=== Task directions ===
Only the lines from the top of the listing below to the line that has "Boys Under 16</text>" should be echoed, with both ends kept and pictures left out.

=== Data provided ===
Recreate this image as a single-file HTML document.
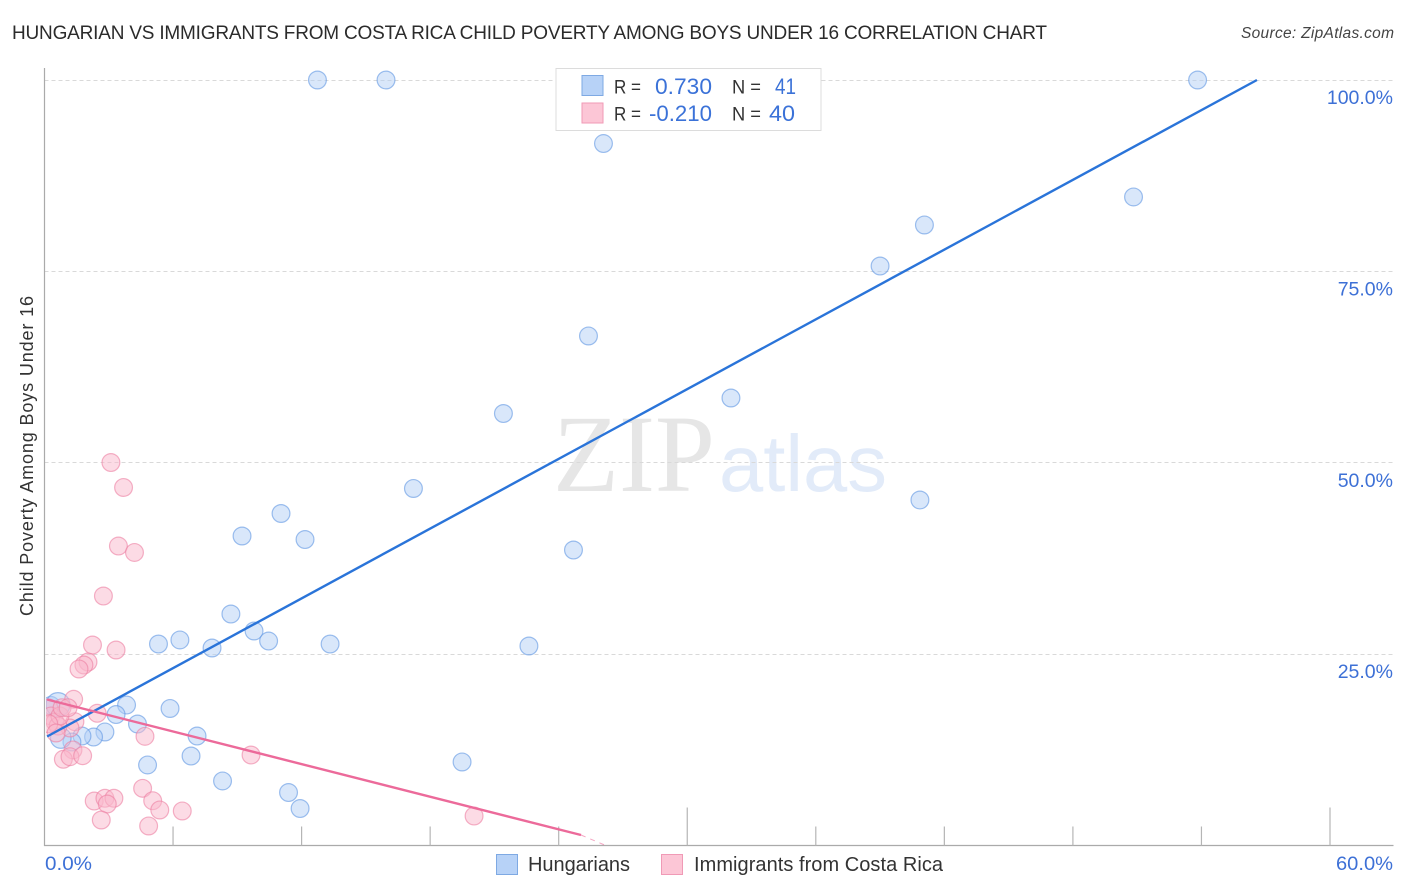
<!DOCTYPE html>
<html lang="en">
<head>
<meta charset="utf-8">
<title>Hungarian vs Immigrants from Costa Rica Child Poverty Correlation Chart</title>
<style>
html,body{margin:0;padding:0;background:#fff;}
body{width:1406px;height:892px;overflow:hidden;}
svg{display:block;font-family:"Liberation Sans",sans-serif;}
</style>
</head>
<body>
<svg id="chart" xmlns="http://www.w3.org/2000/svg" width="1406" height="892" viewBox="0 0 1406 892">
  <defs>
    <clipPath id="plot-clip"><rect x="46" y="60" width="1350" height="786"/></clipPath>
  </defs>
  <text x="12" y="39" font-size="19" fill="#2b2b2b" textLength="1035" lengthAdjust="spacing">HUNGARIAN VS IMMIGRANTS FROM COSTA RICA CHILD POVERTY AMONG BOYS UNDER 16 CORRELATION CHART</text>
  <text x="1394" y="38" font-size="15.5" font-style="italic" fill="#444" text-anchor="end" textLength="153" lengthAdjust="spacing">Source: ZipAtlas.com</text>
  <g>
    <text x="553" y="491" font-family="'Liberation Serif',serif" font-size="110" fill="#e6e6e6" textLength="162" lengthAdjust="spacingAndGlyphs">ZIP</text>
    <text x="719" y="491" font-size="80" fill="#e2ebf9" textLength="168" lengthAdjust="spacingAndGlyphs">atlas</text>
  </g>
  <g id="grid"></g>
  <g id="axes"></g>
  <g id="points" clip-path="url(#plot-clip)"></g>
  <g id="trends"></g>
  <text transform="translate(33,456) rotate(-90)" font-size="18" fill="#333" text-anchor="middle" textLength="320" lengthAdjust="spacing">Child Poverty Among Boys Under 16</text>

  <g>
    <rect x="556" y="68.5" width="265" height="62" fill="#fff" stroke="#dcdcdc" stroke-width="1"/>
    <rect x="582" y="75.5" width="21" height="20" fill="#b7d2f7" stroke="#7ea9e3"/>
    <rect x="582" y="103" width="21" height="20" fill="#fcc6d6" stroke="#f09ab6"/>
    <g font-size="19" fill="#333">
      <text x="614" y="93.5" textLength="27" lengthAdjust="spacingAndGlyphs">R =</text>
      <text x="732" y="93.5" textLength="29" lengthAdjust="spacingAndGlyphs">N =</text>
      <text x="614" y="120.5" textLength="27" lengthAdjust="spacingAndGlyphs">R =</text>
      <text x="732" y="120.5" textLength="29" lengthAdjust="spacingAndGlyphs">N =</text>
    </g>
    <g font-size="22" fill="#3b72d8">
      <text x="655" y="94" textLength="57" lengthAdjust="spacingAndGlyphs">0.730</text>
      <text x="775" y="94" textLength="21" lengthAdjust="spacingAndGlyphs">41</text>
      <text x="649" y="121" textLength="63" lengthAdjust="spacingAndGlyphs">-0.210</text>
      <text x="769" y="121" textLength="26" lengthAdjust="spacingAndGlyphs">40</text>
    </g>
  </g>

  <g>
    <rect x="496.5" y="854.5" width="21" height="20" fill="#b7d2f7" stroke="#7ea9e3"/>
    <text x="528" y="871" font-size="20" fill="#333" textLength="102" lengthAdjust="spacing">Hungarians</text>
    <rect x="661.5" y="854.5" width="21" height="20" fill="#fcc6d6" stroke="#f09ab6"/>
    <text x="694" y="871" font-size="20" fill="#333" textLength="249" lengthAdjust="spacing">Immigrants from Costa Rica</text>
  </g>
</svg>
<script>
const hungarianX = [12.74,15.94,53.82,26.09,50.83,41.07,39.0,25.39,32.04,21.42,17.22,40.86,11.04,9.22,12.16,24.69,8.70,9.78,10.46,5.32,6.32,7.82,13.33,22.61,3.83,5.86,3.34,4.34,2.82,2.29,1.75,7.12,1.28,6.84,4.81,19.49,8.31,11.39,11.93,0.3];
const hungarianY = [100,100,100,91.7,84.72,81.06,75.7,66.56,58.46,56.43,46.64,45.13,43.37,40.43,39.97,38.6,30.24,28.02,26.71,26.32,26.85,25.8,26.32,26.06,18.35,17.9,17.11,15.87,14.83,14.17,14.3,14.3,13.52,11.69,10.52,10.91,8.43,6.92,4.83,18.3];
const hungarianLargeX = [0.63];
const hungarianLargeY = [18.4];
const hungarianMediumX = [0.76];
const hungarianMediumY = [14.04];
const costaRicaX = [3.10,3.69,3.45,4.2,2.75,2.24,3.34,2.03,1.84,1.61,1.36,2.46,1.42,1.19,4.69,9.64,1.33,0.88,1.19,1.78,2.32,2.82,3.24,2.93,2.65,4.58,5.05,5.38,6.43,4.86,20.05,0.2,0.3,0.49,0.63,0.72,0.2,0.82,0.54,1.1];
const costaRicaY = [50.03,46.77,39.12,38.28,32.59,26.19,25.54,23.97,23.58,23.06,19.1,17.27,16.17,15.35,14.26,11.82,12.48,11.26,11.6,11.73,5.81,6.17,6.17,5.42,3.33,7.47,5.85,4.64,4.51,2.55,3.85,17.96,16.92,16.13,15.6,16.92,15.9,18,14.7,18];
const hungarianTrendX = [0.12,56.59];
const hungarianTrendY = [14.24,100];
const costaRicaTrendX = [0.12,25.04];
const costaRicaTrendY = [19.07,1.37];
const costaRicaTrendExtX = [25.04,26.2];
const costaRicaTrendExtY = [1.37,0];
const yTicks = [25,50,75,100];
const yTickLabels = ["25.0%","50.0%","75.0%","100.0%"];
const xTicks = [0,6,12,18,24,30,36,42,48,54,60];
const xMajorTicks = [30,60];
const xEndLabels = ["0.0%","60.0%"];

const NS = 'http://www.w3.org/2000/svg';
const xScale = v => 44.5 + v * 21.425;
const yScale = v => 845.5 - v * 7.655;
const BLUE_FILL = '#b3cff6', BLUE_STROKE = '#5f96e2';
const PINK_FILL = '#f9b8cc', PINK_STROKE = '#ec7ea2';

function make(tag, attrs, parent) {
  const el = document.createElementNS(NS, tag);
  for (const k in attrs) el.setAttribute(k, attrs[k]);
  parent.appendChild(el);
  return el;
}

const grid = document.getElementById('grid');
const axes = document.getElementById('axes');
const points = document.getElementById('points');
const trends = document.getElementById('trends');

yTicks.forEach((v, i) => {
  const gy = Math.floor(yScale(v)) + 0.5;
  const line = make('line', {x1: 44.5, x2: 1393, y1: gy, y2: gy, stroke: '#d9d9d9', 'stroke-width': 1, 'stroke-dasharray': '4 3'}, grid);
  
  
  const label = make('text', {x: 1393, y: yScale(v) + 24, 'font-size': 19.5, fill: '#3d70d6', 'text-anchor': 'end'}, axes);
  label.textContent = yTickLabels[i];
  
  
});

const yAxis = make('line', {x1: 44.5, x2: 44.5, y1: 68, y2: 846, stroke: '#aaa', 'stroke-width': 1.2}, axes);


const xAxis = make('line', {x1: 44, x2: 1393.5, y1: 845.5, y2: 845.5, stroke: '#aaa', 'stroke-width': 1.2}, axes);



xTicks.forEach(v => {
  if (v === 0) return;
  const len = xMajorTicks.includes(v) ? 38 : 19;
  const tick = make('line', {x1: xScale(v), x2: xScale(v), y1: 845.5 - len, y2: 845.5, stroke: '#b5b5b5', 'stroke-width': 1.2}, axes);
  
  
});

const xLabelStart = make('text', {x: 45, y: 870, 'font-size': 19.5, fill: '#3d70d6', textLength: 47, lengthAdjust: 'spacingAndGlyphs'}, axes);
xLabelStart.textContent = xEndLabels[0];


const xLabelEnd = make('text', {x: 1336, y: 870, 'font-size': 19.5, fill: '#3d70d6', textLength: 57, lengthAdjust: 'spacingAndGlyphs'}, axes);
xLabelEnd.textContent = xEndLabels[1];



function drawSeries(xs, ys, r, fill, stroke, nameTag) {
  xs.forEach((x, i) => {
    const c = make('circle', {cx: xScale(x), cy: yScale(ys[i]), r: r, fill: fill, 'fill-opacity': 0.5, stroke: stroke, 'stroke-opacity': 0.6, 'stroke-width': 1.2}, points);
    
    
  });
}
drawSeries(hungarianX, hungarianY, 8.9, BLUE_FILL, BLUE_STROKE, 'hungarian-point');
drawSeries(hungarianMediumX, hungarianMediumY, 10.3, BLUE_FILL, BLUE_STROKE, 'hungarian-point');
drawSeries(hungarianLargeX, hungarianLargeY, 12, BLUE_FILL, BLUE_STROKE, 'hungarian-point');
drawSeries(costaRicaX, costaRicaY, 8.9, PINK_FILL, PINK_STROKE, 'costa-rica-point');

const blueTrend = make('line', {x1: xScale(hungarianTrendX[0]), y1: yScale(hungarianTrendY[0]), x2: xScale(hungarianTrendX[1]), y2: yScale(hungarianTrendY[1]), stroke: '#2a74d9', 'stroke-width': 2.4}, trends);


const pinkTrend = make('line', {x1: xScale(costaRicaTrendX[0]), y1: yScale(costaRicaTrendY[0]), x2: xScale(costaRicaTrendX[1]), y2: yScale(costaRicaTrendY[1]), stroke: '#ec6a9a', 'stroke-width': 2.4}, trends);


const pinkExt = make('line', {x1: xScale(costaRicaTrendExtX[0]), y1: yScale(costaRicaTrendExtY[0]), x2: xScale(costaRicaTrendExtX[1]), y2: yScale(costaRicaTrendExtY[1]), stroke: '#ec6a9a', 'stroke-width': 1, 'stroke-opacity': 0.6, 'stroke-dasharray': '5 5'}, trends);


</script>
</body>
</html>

=== Exercise output ===
Recreate this image as a single-file HTML document.
<!DOCTYPE html>
<html lang="en">
<head>
<meta charset="utf-8">
<title>Hungarian vs Immigrants from Costa Rica Child Poverty Correlation Chart</title>
<style>
html,body{margin:0;padding:0;background:#fff;}
body{width:1406px;height:892px;overflow:hidden;}
svg{display:block;font-family:"Liberation Sans",sans-serif;}
</style>
</head>
<body>
<svg id="chart" xmlns="http://www.w3.org/2000/svg" width="1406" height="892" viewBox="0 0 1406 892">
  <defs>
    <clipPath id="plot-clip"><rect x="46" y="60" width="1350" height="786"/></clipPath>
  </defs>
  <text x="12" y="39" font-size="19" fill="#2b2b2b" textLength="1035" lengthAdjust="spacing">HUNGARIAN VS IMMIGRANTS FROM COSTA RICA CHILD POVERTY AMONG BOYS UNDER 16 CORRELATION CHART</text>
  <text x="1394" y="38" font-size="15.5" font-style="italic" fill="#444" text-anchor="end" textLength="153" lengthAdjust="spacing">Source: ZipAtlas.com</text>
  <g>
    <text x="553" y="491" font-family="'Liberation Serif',serif" font-size="110" fill="#e6e6e6" textLength="162" lengthAdjust="spacingAndGlyphs">ZIP</text>
    <text x="719" y="491" font-size="80" fill="#e2ebf9" textLength="168" lengthAdjust="spacingAndGlyphs">atlas</text>
  </g>
  <g id="grid"></g>
  <g id="axes"></g>
  <g id="points" clip-path="url(#plot-clip)"></g>
  <g id="trends"></g>
  <text transform="translate(33,456) rotate(-90)" font-size="18" fill="#333" text-anchor="middle" textLength="320" lengthAdjust="spacing">Child Poverty Among Boys Under 16</text>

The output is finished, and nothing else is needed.